_JOB_
Copy the material that follows word for word and omit its pictures.

_DATASET SECTION_
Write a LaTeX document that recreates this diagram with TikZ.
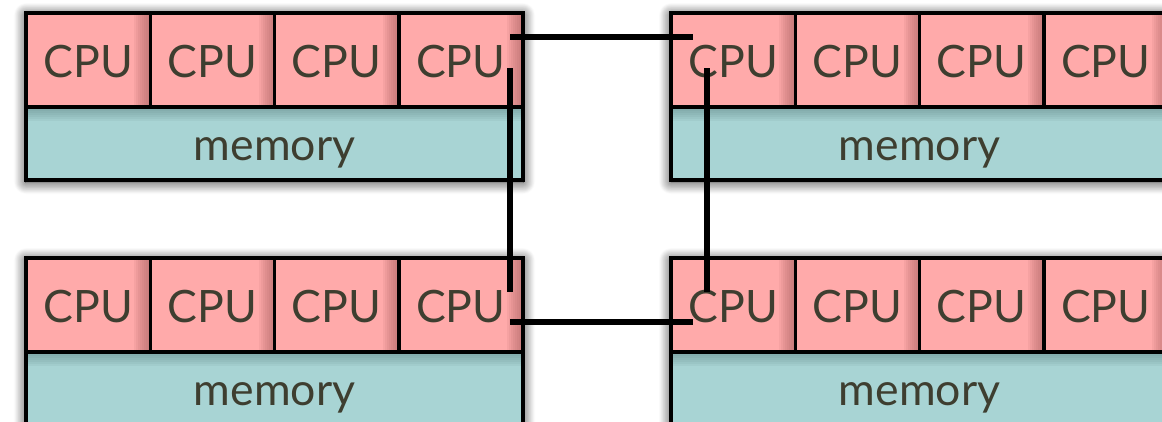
\documentclass[tikz,border=0pt]{standalone}
\usepackage{fontspec}
\setmainfont{Lato}
\usetikzlibrary{shadows.blur}
\definecolor{cpufill}{HTML}{FFAAAA}
\definecolor{cpudark}{HTML}{A05858}
\definecolor{memfill}{HTML}{A8D4D4}
\definecolor{memdark}{HTML}{4F7878}
\definecolor{txt}{HTML}{3E3E30}
\tikzset{
  cpubox/.style={draw=black, line width=3.5pt, fill=cpufill, anchor=north west,
    minimum width=124.25pt, minimum height=94pt, inner sep=0pt, outer sep=0pt,
    text=txt, font=\fontsize{44.6}{50}\selectfont, text height=34pt, text depth=0pt,
    path picture={\foreach \k in {1,...,8}{\fill[cpudark, opacity=0.09]
      ([xshift=-2*\k pt]path picture bounding box.north east) rectangle (path picture bounding box.south east);}}},
  membox/.style={draw=black, line width=3.5pt, fill=memfill, anchor=north west,
    minimum width=497pt, minimum height=73pt, inner sep=0pt, outer sep=0pt,
    text=txt, font=\fontsize{44.6}{50}\selectfont, text height=34pt, text depth=0pt,
    path picture={\foreach \k in {1,...,7}{\fill[memdark, opacity=0.08]
      (path picture bounding box.north west) rectangle ([yshift=-2*\k pt]path picture bounding box.north east);}}},
  groupshadow/.style={blur shadow={shadow xshift=0pt, shadow yshift=-2pt, shadow blur radius=12pt, shadow blur steps=14, shadow opacity=85}},
  link/.style={draw=black, line width=5.5pt}
}
\newcommand\mycpugroup[3]{%
  \path[groupshadow, fill=white] (#2,#3) rectangle ++(497,167);
  \node[membox] (#1m) at (#2,#3+94) {memory};
  \foreach \i in {1,...,4} {
    \node[cpubox] (#1c\i) at ({#2+(\i-1)*124.25},#3) {CPU};
  }
}
\begin{document}
\begin{tikzpicture}[x=1pt,y=-1pt]
\useasboundingbox (0,0) rectangle (1162,421);
\mycpugroup{tl}{26}{13}
\mycpugroup{bl}{26}{258}
\mycpugroup{tr}{671}{13}
\mycpugroup{br}{671}{258}
% connector end points inside the CPU boxes
\coordinate (ta) at (510,37);
\coordinate (tb) at (693,37);
\coordinate (la) at (510,68);
\coordinate (lb) at (510,292);
\coordinate (ra) at (707,68);
\coordinate (rb) at (707,292);
\coordinate (ba) at (510,322);
\coordinate (bb) at (693,322);
\draw[link] (ta) -- (tb);
\draw[link] (la) -- (lb);
\draw[link] (ra) -- (rb);
\draw[link] (ba) -- (bb);
\end{tikzpicture}
\end{document}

_EXERCISE RESPONSE_
Write a LaTeX document that recreates this diagram with TikZ.
\documentclass[tikz,border=0pt]{standalone}
\usepackage{fontspec}
\setmainfont{Lato}
\usetikzlibrary{shadows.blur}
\definecolor{cpufill}{HTML}{FFAAAA}
\definecolor{cpudark}{HTML}{A05858}
\definecolor{memfill}{HTML}{A8D4D4}
\definecolor{memdark}{HTML}{4F7878}
\definecolor{txt}{HTML}{3E3E30}
\tikzset{
  cpubox/.style={draw=black, line width=3.5pt, fill=cpufill, anchor=north west,
    minimum width=124.25pt, minimum height=94pt, inner sep=0pt, outer sep=0pt,
    text=txt, font=\fontsize{44.6}{50}\selectfont, text height=34pt, text depth=0pt,
    path picture={\foreach \k in {1,...,8}{\fill[cpudark, opacity=0.09]
      ([xshift=-2*\k pt]path picture bounding box.north east) rectangle (path picture bounding box.south east);}}},
  membox/.style={draw=black, line width=3.5pt, fill=memfill, anchor=north west,
    minimum width=497pt, minimum height=73pt, inner sep=0pt, outer sep=0pt,
    text=txt, font=\fontsize{44.6}{50}\selectfont, text height=34pt, text depth=0pt,
    path picture={\foreach \k in {1,...,7}{\fill[memdark, opacity=0.08]
      (path picture bounding box.north west) rectangle ([yshift=-2*\k pt]path picture bounding box.north east);}}},
  groupshadow/.style={blur shadow={shadow xshift=0pt, shadow yshift=-2pt, shadow blur radius=12pt, shadow blur steps=14, shadow opacity=85}},
  link/.style={draw=black, line width=5.5pt}
}
\newcommand\mycpugroup[3]{%
  \path[groupshadow, fill=white] (#2,#3) rectangle ++(497,167);
  \node[membox] (#1m) at (#2,#3+94) {memory};
  \foreach \i in {1,...,4} {
    \node[cpubox] (#1c\i) at ({#2+(\i-1)*124.25},#3) {CPU};
  }
}
\begin{document}
\begin{tikzpicture}[x=1pt,y=-1pt]
\useasboundingbox (0,0) rectangle (1162,421);
\mycpugroup{tl}{26}{13}
\mycpugroup{bl}{26}{258}
\mycpugroup{tr}{671}{13}
\mycpugroup{br}{671}{258}
% connector end points inside the CPU boxes
\coordinate (ta) at (510,37);
\coordinate (tb) at (693,37);
\coordinate (la) at (510,68);
\coordinate (lb) at (510,292);
\coordinate (ra) at (707,68);
\coordinate (rb) at (707,292);
\coordinate (ba) at (510,322);
\coordinate (bb) at (693,322);
\draw[link] (ta) -- (tb);
\draw[link] (la) -- (lb);
\draw[link] (ra) -- (rb);
\draw[link] (ba) -- (bb);
\end{tikzpicture}
\end{document}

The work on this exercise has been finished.